The stage was already set several weeks earlier in Atlantic City to determine who Brown would defend against next. Rockin Robin Blake (22-1) who had defeated both Munoz and Paul was put in with unbeaten Harry Arroyo (22-0). Blake’s only loss was in his last fight with Crawley. Arroyo won a close decision. It was a tough defense for Brown to make so soon after winning the title. Several times the opponent got changed and even called off. When they were finally given the go ahead Brown only had 3 days notice. Though he knew he would have to fight someone inside those 90 days he didn’t know who. “He was not in the proper shape,” said Jenkins. Arroyo stopped Brown in the 14th round to capture the title. This would be Browns last world title bout.
After a quick knockout win Brown traveled to Belfast, Northern Ireland to meet former WBC super featherweight champion Cornelius Boza Edwards (40-5). “Edwards was the best boxer I ever fought. He saw what you were going to do before you did it,” said Brown. Edwards was a winner in the 3rd round. “We took a fight on 2 days notice just to keep busy with Jorge Nina that ended in an 8 round draw. Our fight with Crawley (18-1) would finally happen next, in June of 1985 in Atlantic City for the vacant NABF title. “I thought it was a bad decision when they gave it to Crawley by majority decision,” said Jenkins. “Crawley moved around the ring too much,” said Brown. I told him “that’s why they called him Butterfly.”
Next was a trip to Australia to meet their junior welterweight champion Pat Leglise (24-1-1). “I hit him with a left hook in the 3rd round,” said Brown. One of the observers of that fight was recently quoted as saying “Pat was a really classy fighter until he met Brown. He was never the same after that.” “The people down there loved us so much they wanted to bring our families down so we could live there,” said Jenkins. The people really treated us good there,” said Brown. In less than 3 months Brown was back in Australia against Nick Parker of the US (13-8-1) who had only been stopped once. The people expected another quick knockout. “I wasn’t able to make the trip because I had 3 other fighters lined up with fights,” said Jenkins. When Brown only decisioned Parker the people were very disappointed. “I don’t know what happened down there, but he was never the same fighter after he came back. The promoter never called us again,” said Jenkins. “I was doing stuff down there I should not have been doing,” said Brown.
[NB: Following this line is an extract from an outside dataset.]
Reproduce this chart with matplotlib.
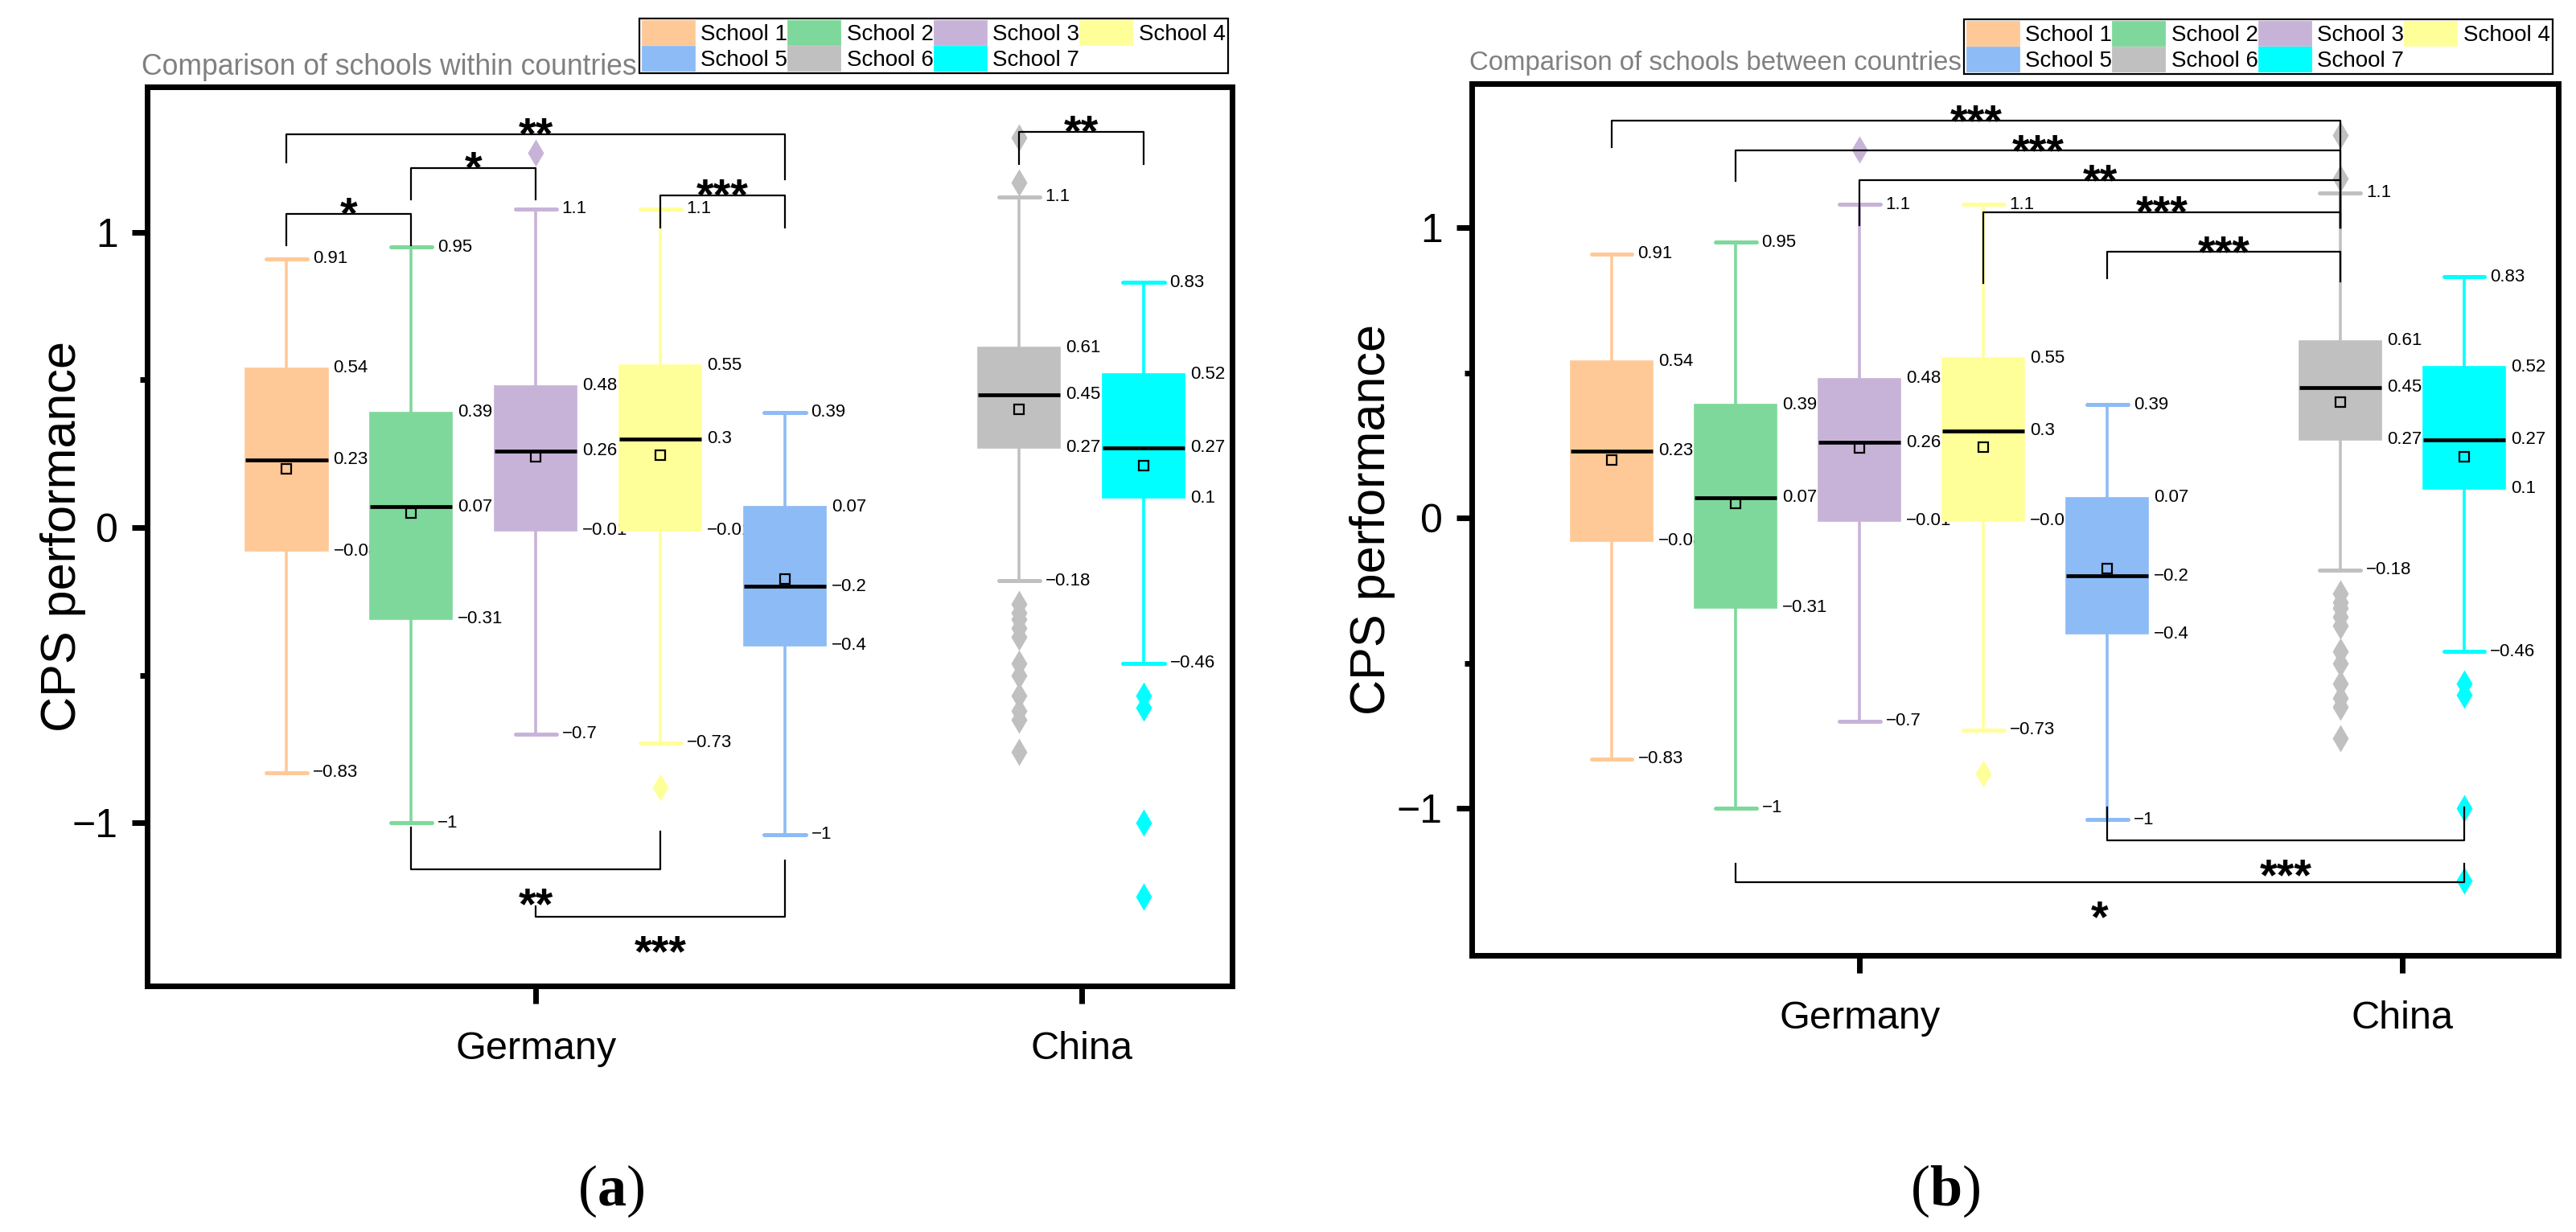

Just 2 fights later Brown would go to Paris, France and lose a close decision to Jose Luis Ramirez (91-6) the former and future WBC lightweight champion. Several losses later Jenkins suggested that Brown retire but when he didn’t, it was the last time Jenkins would work his corner in early 1984. Brown seemed surprised when I reminded him he never won another fight again after the trip to Australia. He retired in 1989 only to come back in 1992. He finally called it quits in 1993. Take away those last 11 fights and Brown’s record would not look the same.
Today, Brown is in good spirits. When I shared a story how I saw him and Bruce Williams in a war in the very gym we spoke, he laughed and said “I had many a war in this gym.” This seems to be a real pattern for quite a few of the top fighters of yesteryear in Philly. There was no such thing as just working out in a sparring session. You had to defend your turf whether it was a visiting fighter or one from your own gym. One thing for sure, all those associated with Brown in those days had the highest respect for him as he was the first to bring home the world title to 26th and Masters. Good fighters have followed from there but none with the same excitement that he brought to the crowds.